• Requirement
Only the lines from the line containing "Write a component" to the line containing "const tickValues = [22, 27, 32, 37];", with both of those lines, are to be repeated exactly. Leave the images out.

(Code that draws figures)
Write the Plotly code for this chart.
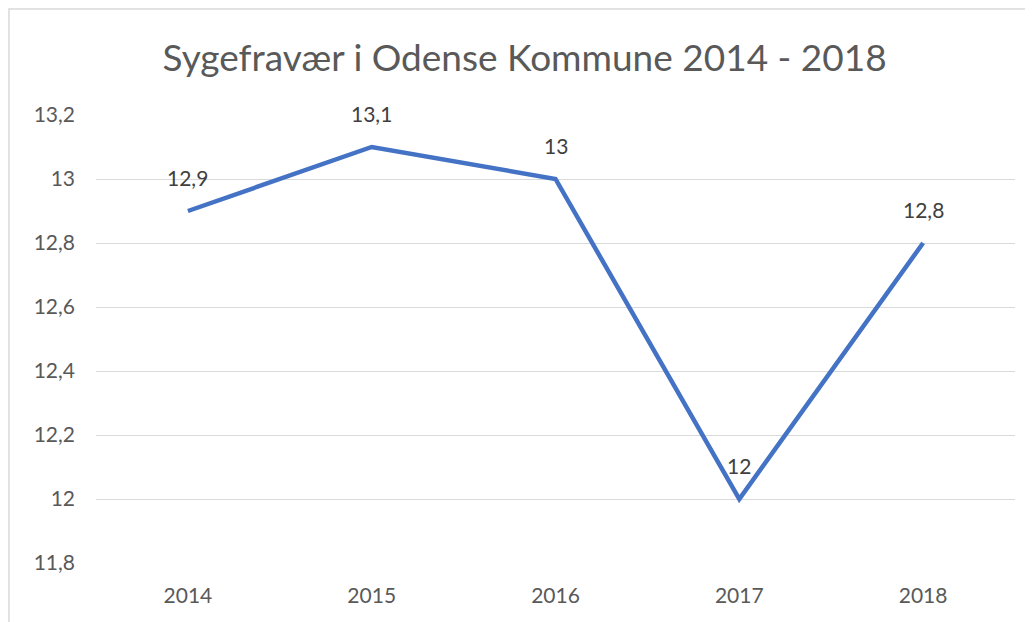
import plotly.graph_objects as go

years = ["2014", "2015", "2016", "2017", "2018"]
values = [12.9, 13.1, 13.0, 12.0, 12.8]
ytick_vals = [11.8, 12.0, 12.2, 12.4, 12.6, 12.8, 13.0, 13.2]
ytick_text = ["11,8", "12", "12,2", "12,4", "12,6", "12,8", "13", "13,2"]
title = "Sygefravær i Odense Kommune 2014 - 2018"

def fmt(v):
    s = ("%.1f" % v).rstrip("0").rstrip(".")
    return s.replace(".", ",")

FONT = "Lato, Open Sans, Liberation Sans"

fig = go.Figure()
fig.add_trace(go.Scatter(
    x=years, y=values, mode="lines",
    line=dict(color="#4472C4", width=4.5),
    hoverinfo="skip", showlegend=False,
))

for i, v in enumerate(values):
    fig.add_annotation(x=i, y=v, xref="x", yref="y", text=fmt(v), showarrow=False, yshift=34,
                       font=dict(family=FONT, size=21, color="#404040"))

fig.add_shape(type="rect", xref="paper", yref="paper",
              x0=-0.0947, x1=1.03, y0=-0.2, y1=1.2366,
              line=dict(color="#d9d9d9", width=1.5), fillcolor="rgba(0,0,0,0)", layer="below")

fig.update_layout(
    width=1025, height=614,
    margin=dict(l=88, r=18, t=107, b=59),
    paper_bgcolor="white", plot_bgcolor="white",
    title=dict(text=title, xref="container", x=0.504, xanchor="center",
               yref="container", y=0.9186, yanchor="middle",
               font=dict(family=FONT, size=37, color="#595959")),
    xaxis=dict(type="category", showgrid=False, showline=False, zeroline=False,
               tickfont=dict(family=FONT, size=21, color="#595959"),
               ticks="", ticklabelstandoff=18, range=[-0.5, 4.5]),
    yaxis=dict(range=[11.8, 13.2], tickvals=ytick_vals, ticktext=ytick_text,
               showgrid=True, gridcolor="#d9d9d9", gridwidth=1, zeroline=False, showline=False,
               tickfont=dict(family=FONT, size=21, color="#595959"),
               ticks="", ticklabelstandoff=20),
)

fig.write_html("out.html")
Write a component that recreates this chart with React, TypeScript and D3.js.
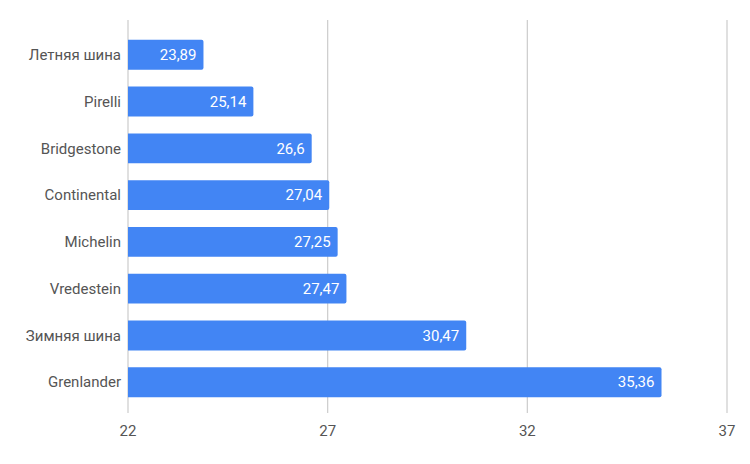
import React from "react";
import * as d3 from "d3";

const categories = ["Летняя шина", "Pirelli", "Bridgestone", "Continental", "Michelin", "Vredestein", "Зимняя шина", "Grenlander"];
const values = [23.89, 25.14, 26.6, 27.04, 27.25, 27.47, 30.47, 35.36];
const tickValues = [22, 27, 32, 37];

const W = 750;
const H = 464;
const plotLeft = 128;
const plotRight = 727;
const gridTop = 20;
const gridBottom = 413;

export default function App() {
  const x = d3.scaleLinear().domain([22, 37]).range([plotLeft, plotRight]);
  const y = d3
    .scaleBand<string>()
    .domain(categories)
    .range([23, 414])
    .paddingInner(0.36)
    .paddingOuter(0.36);
  const bw = y.bandwidth();
  const fmt = (v: number) => String(v).replace(".", ",");
  const font = "Roboto, 'Noto Sans', sans-serif";

  return (
    <svg width={W} height={H} style={{ position: "absolute", left: 0, top: 0, background: "#fff" }}>
      <rect x={0} y={0} width={W} height={H} fill="#fff" />
      {tickValues.map((t) => (
        <line key={t} x1={x(t)} x2={x(t)} y1={gridTop} y2={gridBottom} stroke="#cccccc" strokeWidth={1.2} />
      ))}
      {categories.map((c, i) => {
        const y0 = y(c)!;
        const x1 = x(values[i]);
        const w = x1 - plotLeft;
        const r = 2;
        const d = `M${plotLeft},${y0} H${x1 - r} Q${x1},${y0} ${x1},${y0 + r} V${y0 + bw - r} Q${x1},${y0 + bw} ${x1 - r},${y0 + bw} H${plotLeft} Z`;
        return (
          <g key={c}>
            <path d={d} fill="#4285f4" />
            <text
              x={plotLeft - 7}
              y={y0 + bw / 2}
              dy="0.35em"
              textAnchor="end"
              fontFamily={font}
              fontSize={15}
              fill="#555555"
            >
              {c}
            </text>
            {w > 0 && (
              <text
                x={x1 - 7}
                y={y0 + bw / 2}
                dy="0.35em"
                textAnchor="end"
                fontFamily={font}
                fontSize={15}
                fill="#ffffff"
              >
                {fmt(values[i])}
              </text>
            )}
          </g>
        );
      })}
      {tickValues.map((t) => (
        <text
          key={"l" + t}
          x={x(t)}
          y={431}
          dy="0.35em"
          textAnchor="middle"
          fontFamily={font}
          fontSize={15}
          fill="#555555"
        >
          {t}
        </text>
      ))}
    </svg>
  );
}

• Complete response
Write a component that recreates this chart with React, TypeScript and D3.js.
import React from "react";
import * as d3 from "d3";

const categories = ["Летняя шина", "Pirelli", "Bridgestone", "Continental", "Michelin", "Vredestein", "Зимняя шина", "Grenlander"];
const values = [23.89, 25.14, 26.6, 27.04, 27.25, 27.47, 30.47, 35.36];
const tickValues = [22, 27, 32, 37];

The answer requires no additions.